Las funciones del partido político (un breve apunte)

Aquellos teóricos que han pensado el partido político yendo más allá del enfoque ideológico y sociológico, y situándose en el punto de vista del partido como una institución, lo han caracterizado en el contexto de la introducción del sufragio universal y los problemas técnicos que ello conlleva. El partido ha constituido una forma organizativa necesaria de gestión de la irrupción de las masas en la política a partir del siglo XIX: no pertenece enteramente a la sociedad civil, a la cual encuadra y organiza, ni pertenece enteramente al Estado, ante el cual detenta sus propios intereses. Juega un papel intermedio:

  • Opera como un mecanismo de selección de cuadros procedentes de la sociedad, a través de candidaturas y designaciones de personal técnico o político para el Estado.

  • A la vez, aglutina y conforma una identidad y una cultura política a través de la simbología y del programa, sea aunando la diversidad de intereses individuales y de grupo, o sea conformando el «para sí» de una clase social cuya representación ostenta la centralidad de su agenda política.

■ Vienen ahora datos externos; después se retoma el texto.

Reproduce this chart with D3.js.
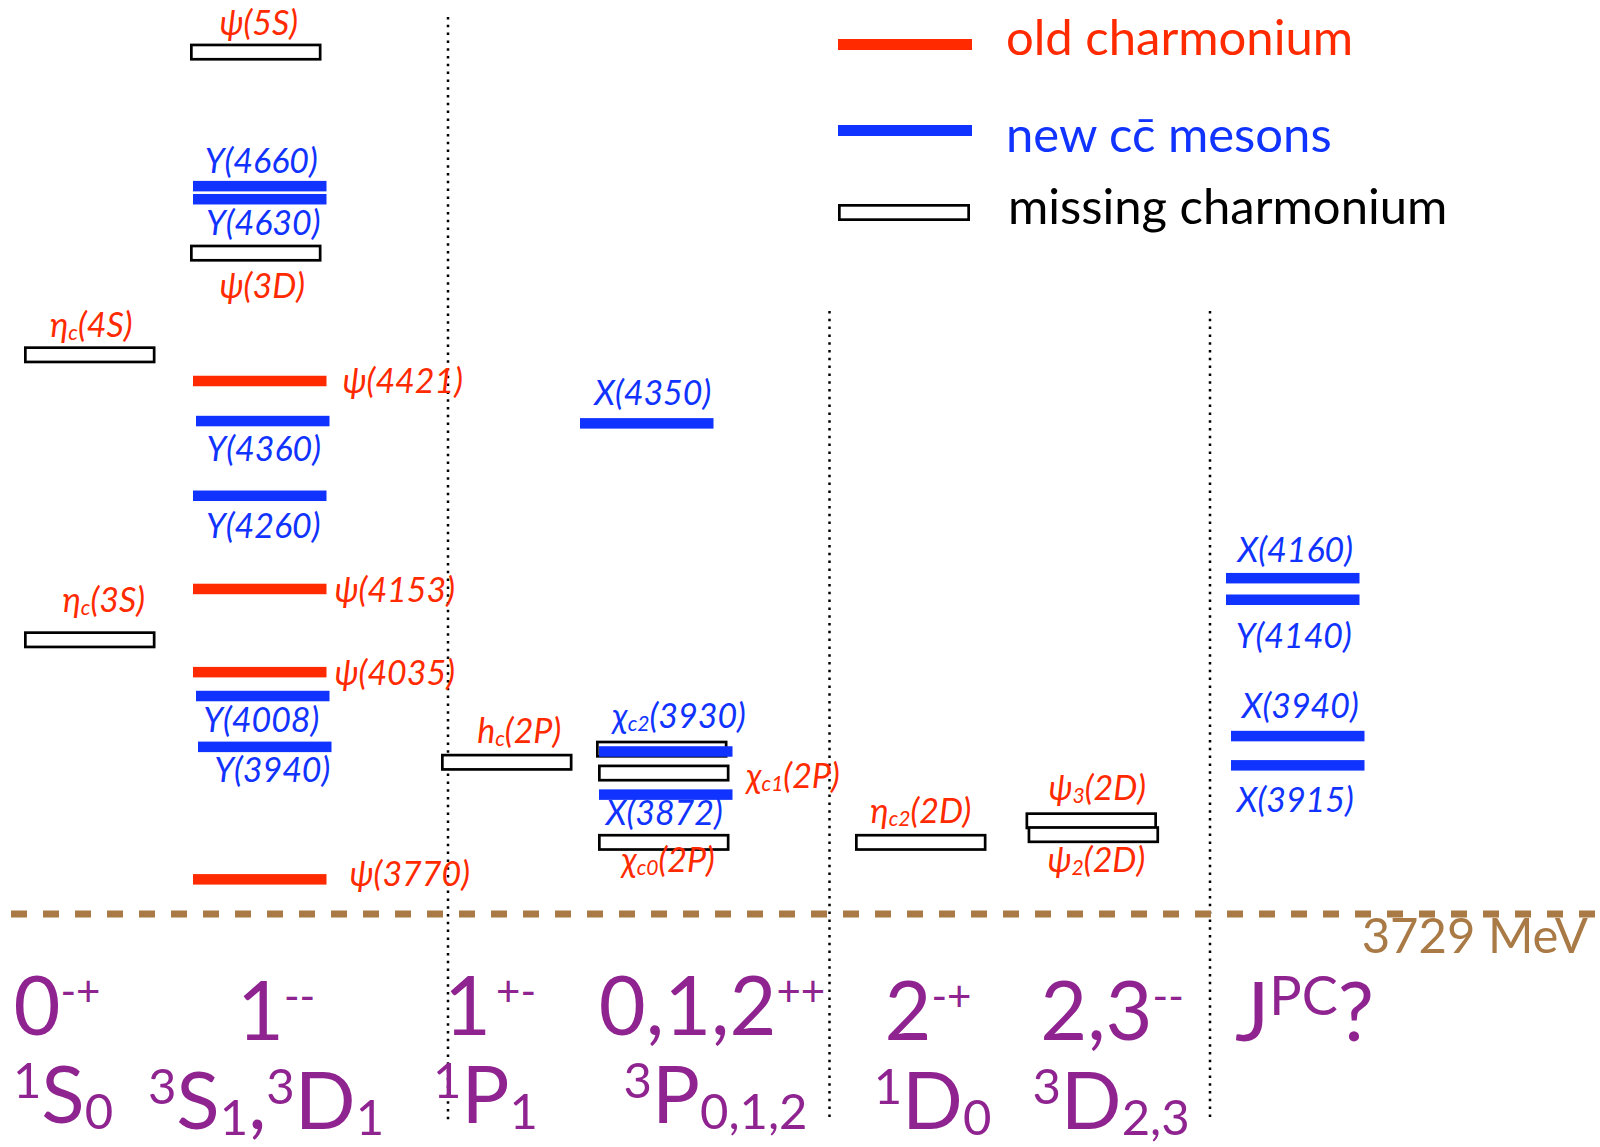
<!DOCTYPE html>
<html><head><meta charset="utf-8">
<script src="https://cdn.jsdelivr.net/npm/d3@7"></script>
<style>html,body{margin:0;padding:0;background:#fff;} svg{display:block;}</style>
</head><body>
<script>
// ---------------- DATA ----------------
const columns = ["0-+", "1--", "1+-", "0,1,2++", "2-+", "2,3--", "JPC?"];

const oldCharmonium = [
  {name: "ψ(4421)", col: "1--", mass: 4421},
  {name: "ψ(4153)", col: "1--", mass: 4151},
  {name: "ψ(4035)", col: "1--", mass: 4043},
  {name: "ψ(3770)", col: "1--", mass: 3774}
];

const newMesons = [
  {name: "Y(4660)", col: "1--", mass: 4674},
  {name: "Y(4630)", col: "1--", mass: 4657},
  {name: "Y(4360)", col: "1--", mass: 4369},
  {name: "Y(4260)", col: "1--", mass: 4272},
  {name: "Y(4008)", col: "1--", mass: 4012},
  {name: "Y(3940)", col: "1--", mass: 3946},
  {name: "X(4350)", col: "0,1,2++", mass: 4366},
  {name: "χ_{c2}(3930)", col: "0,1,2++", mass: 3940},
  {name: "X(3872)", col: "0,1,2++", mass: 3884},
  {name: "X(4160)", col: "JPC?", mass: 4165},
  {name: "Y(4140)", col: "JPC?", mass: 4137},
  {name: "X(3940)", col: "JPC?", mass: 3960},
  {name: "X(3915)", col: "JPC?", mass: 3922}
];

const missingCharmonium = [
  {name: "ψ(5S)", col: "1--", mass: 4848},
  {name: "ψ(3D)", col: "1--", mass: 4587},
  {name: "η_{c}(4S)", col: "0-+", mass: 4455},
  {name: "η_{c}(3S)", col: "0-+", mass: 4085},
  {name: "h_{c}(2P)", col: "1+-", mass: 3926},
  {name: "χ_{c2}(2P)", col: "0,1,2++", mass: 3943},
  {name: "χ_{c1}(2P)", col: "0,1,2++", mass: 3912},
  {name: "χ_{c0}(2P)", col: "0,1,2++", mass: 3822},
  {name: "η_{c2}(2D)", col: "2-+", mass: 3822},
  {name: "ψ_{3}(2D)", col: "2,3--", mass: 3850},
  {name: "ψ_{2}(2D)", col: "2,3--", mass: 3832}
];

const thresholdMass = 3729;
const thresholdLabel = "3729 MeV";
const legendLabels = ["old charmonium", "new cc\u0304 mesons", "missing charmonium"];

const jpcLabels = [
  [{t: "0"}, {t: "-+", r: "sup"}],
  [{t: "1"}, {t: "--", r: "sup"}],
  [{t: "1"}, {t: "\u2009+-", r: "sup"}],
  [{t: "0,1,2"}, {t: "++", r: "sup"}],
  [{t: "2"}, {t: "-+", r: "sup"}],
  [{t: "2,3"}, {t: "--", r: "sup"}],
  [{t: "J"}, {t: "PC", r: "supBig"}, {t: "?"}]
];
const termLabels = [
  [{t: "1", r: "sup"}, {t: "S"}, {t: "0", r: "sub"}],
  [{t: "3", r: "sup"}, {t: "S"}, {t: "1", r: "sub"}, {t: ","}, {t: "3", r: "sup"}, {t: "D"}, {t: "1", r: "sub"}],
  [{t: "1", r: "sup"}, {t: "P"}, {t: "1", r: "sub"}],
  [{t: "3", r: "sup"}, {t: "P"}, {t: "0,1,2", r: "sub"}],
  [{t: "1", r: "sup"}, {t: "D"}, {t: "0", r: "sub"}],
  [{t: "3", r: "sup"}, {t: "D"}, {t: "2,3", r: "sub"}]
];

// ---------------- LAYOUT / STYLE ----------------
const W = 1600, H = 1147;
const RED = "#FF2A00", BLUE = "#1133FF", PURPLE = "#8F2390", BROWN = "#A97A45";
const FONT = "Lato, 'Noto Sans', 'DejaVu Sans', sans-serif";

const y = d3.scaleLinear().domain([3729, 4421]).range([914, 381]);
const xCol = d3.scaleOrdinal().domain(columns).range([24, 190, 441, 596, 855, 1026, 1226]);

const barW = 133.5, barH = 10.5, boxW = 131.5, boxH = 17, boxStroke = 2.7;
const nudge = {
  "ψ(4421)": 3, "ψ(4153)": 3, "ψ(4035)": 3, "ψ(3770)": 3,
  "Y(4660)": 3, "Y(4630)": 3, "Y(4260)": 3, "Y(4360)": 6, "Y(4008)": 6, "Y(3940)": 8,
  "X(4350)": -16, "χ_{c2}(3930)": 3, "χ_{c1}(2P)": 2, "X(3872)": 3, "χ_{c0}(2P)": 2,
  "ψ_{3}(2D)": -0.5, "ψ_{2}(2D)": 1.6, "X(3940)": 5, "X(3915)": 5
};
// [placement, dx, dy]
const labelLayout = {
  "ψ(5S)": ["mid", 3, -17.5], "Y(4660)": ["mid", 1.5, -13.3], "Y(4630)": ["mid", 3.5, 36],
  "ψ(3D)": ["mid", 6.5, 45], "η_{c}(4S)": ["mid", 1.5, -17.5], "ψ(4421)": ["right", 16, 12],
  "Y(4360)": ["mid", 1, 40], "Y(4260)": ["mid", 3.5, 42], "ψ(4153)": ["right", 8, 12.7],
  "η_{c}(3S)": ["mid", 14, -27.5], "ψ(4035)": ["right", 8, 13], "Y(4008)": ["mid", -1.5, 35.7],
  "Y(3940)": ["mid", 7.5, 35], "ψ(3770)": ["right", 23, 7], "h_{c}(2P)": ["mid", 12.5, -19],
  "X(4350)": ["mid", 6, -18], "χ_{c2}(3930)": ["mid", 13.5, -23.5], "χ_{c1}(2P)": ["right", 17, 15],
  "X(3872)": ["mid", -1.5, 30.5], "χ_{c0}(2P)": ["mid", 4.5, 30], "η_{c2}(2D)": ["mid", 0, -19],
  "ψ_{3}(2D)": ["mid", 6, -21], "ψ_{2}(2D)": ["mid", 3, 37], "X(4160)": ["mid", 2.5, -16],
  "Y(4140)": ["mid", 1, 48], "X(3940)": ["mid", 2.5, -18], "X(3915)": ["mid", -2.5, 47]
};

const svg = d3.select("body").append("svg").attr("width", W).attr("height", H)
  .style("font-family", FONT);

// separators
const separators = [{x: 448, top: 17, bottom: 1122}, {x: 829.5, top: 311, bottom: 1120}, {x: 1210, top: 311, bottom: 1120}];
svg.append("g").selectAll("line").data(separators).join("line")
  .attr("x1", d => d.x).attr("x2", d => d.x).attr("y1", d => d.top).attr("y2", d => d.bottom)
  .attr("stroke", "#000").attr("stroke-width", 2.5).attr("stroke-dasharray", "2.5,5.3");

// threshold
svg.append("line").attr("x1", 11).attr("x2", 1598).attr("y1", y(thresholdMass)).attr("y2", y(thresholdMass))
  .attr("stroke", BROWN).attr("stroke-width", 7).attr("stroke-dasharray", "16,16");
svg.append("text").attr("x", 1588).attr("y", y(thresholdMass) + 39).attr("text-anchor", "end")
  .attr("font-size", 49).attr("fill", BROWN).text(thresholdLabel);

const left = d => xCol(d.col) + (nudge[d.name] || 0);

// boxes (missing)
svg.append("g").selectAll("rect").data(missingCharmonium).join("rect")
  .attr("x", d => left(d) + boxStroke / 2).attr("y", d => y(d.mass) - boxH / 2 + boxStroke / 2)
  .attr("width", boxW - boxStroke).attr("height", boxH - boxStroke)
  .attr("fill", "#fff").attr("stroke", "#000").attr("stroke-width", boxStroke);

// bars
const bars = [...oldCharmonium.map(d => ({...d, c: RED})), ...newMesons.map(d => ({...d, c: BLUE}))];
svg.append("g").selectAll("rect").data(bars).join("rect")
  .attr("x", d => left(d)).attr("y", d => y(d.mass) - barH / 2)
  .attr("width", barW).attr("height", barH).attr("fill", d => d.c);

// labels
function parseName(s) {
  const parts = []; const re = /_\{([^}]*)\}/g; let last = 0, m;
  while ((m = re.exec(s))) { if (m.index > last) parts.push({t: s.slice(last, m.index)}); parts.push({t: m[1], sub: true}); last = re.lastIndex; }
  if (last < s.length) parts.push({t: s.slice(last)});
  return parts;
}
const labelled = [
  ...oldCharmonium.map(d => ({...d, c: RED, w: barW})),
  ...newMesons.map(d => ({...d, c: BLUE, w: barW})),
  ...missingCharmonium.map(d => ({...d, c: RED, w: boxW}))
].filter(d => labelLayout[d.name]);

const LFS = 34;
labelled.forEach(d => {
  const [pl, dx, dy] = labelLayout[d.name];
  const xx = pl === "right" ? left(d) + d.w + dx : left(d) + d.w / 2 + dx;
  const t = svg.append("text").attr("x", xx).attr("y", y(d.mass) + dy)
    .attr("text-anchor", pl === "right" ? "start" : "middle")
    .attr("font-size", LFS).attr("font-style", "italic").attr("fill", d.c);
  let cur = 0;
  parseName(d.name).forEach(p => {
    const target = p.sub ? 3 : 0;
    t.append("tspan").attr("dy", target - cur).attr("font-size", p.sub ? LFS * 0.62 : LFS).text(p.t);
    cur = target;
  });
});

// legend
const legendY = [44.5, 130.5, 212.5];
const lg = svg.append("g");
lg.append("rect").attr("x", 838).attr("y", legendY[0] - 5.5).attr("width", 134).attr("height", 11).attr("fill", RED);
lg.append("rect").attr("x", 838).attr("y", legendY[1] - 5.5).attr("width", 134).attr("height", 11).attr("fill", BLUE);
lg.append("rect").attr("x", 838 + 1.35).attr("y", legendY[2] - 8.5 + 1.35).attr("width", 132 - 2.7).attr("height", 17 - 2.7)
  .attr("fill", "#fff").attr("stroke", "#000").attr("stroke-width", 2.7);
const legendColors = [RED, BLUE, "#000"];
const legendBase = [55, 152, 224];
lg.selectAll("text").data(legendLabels).join("text")
  .attr("x", (d, i) => i === 2 ? 1008 : 1006).attr("y", (d, i) => legendBase[i])
  .attr("font-size", 49).attr("fill", (d, i) => legendColors[i]).text(d => d);

// bottom quantum-number labels
const roleRow1 = {base: [81, 0], sup: [42, -29], supBig: [54, -26]};
const roleRow2 = {base: [80, 0], sup: [49, -25], sub: [49, 6]};
function drawRich(parts, cx, by, roles) {
  const t = svg.append("text").attr("x", cx).attr("y", by).attr("text-anchor", "middle").attr("fill", PURPLE);
  let cur = 0;
  parts.forEach(p => {
    const [fs, sh] = roles[p.r || "base"];
    t.append("tspan").attr("font-size", fs).attr("dy", sh - cur).text(p.t);
    cur = sh;
  });
}
const row1X = [57, 276, 490, 712, 928, 1112, 1304.5], row1B = [1035, 1040, 1035, 1035, 1040, 1040, 1041];
const row2X = [63, 266, 485.5, 715.5, 932.5, 1111], row2B = [1123, 1129, 1123, 1123, 1129, 1129];
jpcLabels.forEach((p, i) => drawRich(p, row1X[i], row1B[i], roleRow1));
termLabels.forEach((p, i) => drawRich(p, row2X[i], row2B[i], roleRow2));
</script>
</body></html>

Detengámonos en el segundo aspecto. El partido como fenómeno que tiene su base en una composición de clase, es un axioma fundamental en el concepto de los partidos de masas, compartido desde liberales a comunistas. Dice Weber que las clases sociales «no son comunidades en el sentido estricto dado aquí a esta palabra, sino que representan solamente bases posibles (y frecuentes) de un actuar en comunidad» (Ec y Soc., p. 1117). En todo caso, el propio Weber, desde el individualismo metodológico, admite el axioma básico y central en la teoría política del siglo XIX y XX: la base o el origen de los partidos políticos se haya en la composición de clase diversa (o antagónica) de una sociedad. Este punto debería ser desarrollado, aunque no nos dentendremos aquí, a la hora de precisar cuál es la actualidad del partido político en el contexto del pluralismo de valores que impregna las sociedades avanzadas. Donde las clases sociales se hallan profundamente fragmentadas, cuando las propias alianzas de intereses de clase dan el salto al plano político (una idea tan vieja como la política, inicialmente defensiva, de frentes populares en los años 30), los partidos se convierten en una estructura más compleja. Esto ha dado lugar a la propia teoría de la «transversalidad», tan en boga actualmente y tan debatida y discutida, pero que nuevamente no es ajena a las luchas políticas defensivas que ya se habían desarrollado en los años 30.

Estas dos funciones parecen claras dentro del partido político clásico. No parece tan claro, a menudo, una tercera función que hoy por hoy debería ser el eje clave de una transformación democrática del Estado y del sistema político:

  • El papel del partido político como espacio de control popular desde abajo. Y sin embargo, una buena parte de los militantes de los partidos políticos se definen a sí mismos como militantes de base, cuyo principal interés no reside en «escalar» posiciones en la organización ni ocupar puestos en las instituciones. La democracia interna de los partidos, y la participación en la toma de decisiones mediante refrendos, primarias y consultas al margen del ejercicio diario de la democracia en los órganos y las asambleas de base, es una exigencia a las formaciones políticas que afortunadamente cada vez reciben con más frecuencia.

Esta tercera función es inevitable si se busca adecuar la herramienta a la estrategia (y cuánto más ahora, que la crisis política se entiende como crisis de representación): no hay transformación de las estructuras actuales del Estado sin participación masiva en dicha transformación, y el esquema de aglutinar lo social y lo político resultaría impracticable sin la implicación y la participación. Si el partido sigue siendo una escuela de cuadros, esos cuadros deben estar formados desde el principio en una radicalidad democrática. La superación de la partitocracia y el ejercicio de una soberanía popular más activa y participativa requiere, como uno de los ingredientes fundamentales, de este trabajo sin gloria y un tanto invisibilizado que realmente dota de contenido, en esta era de fanboys y de propaganda tuitera, al viejo y honorable título de «militante«. Un militante político no es el que comparte los logros de su «equipo», sino ante todo el que vive su organización como un problema siempre susceptible de ser transformado y radicalizado en un sentido democrático.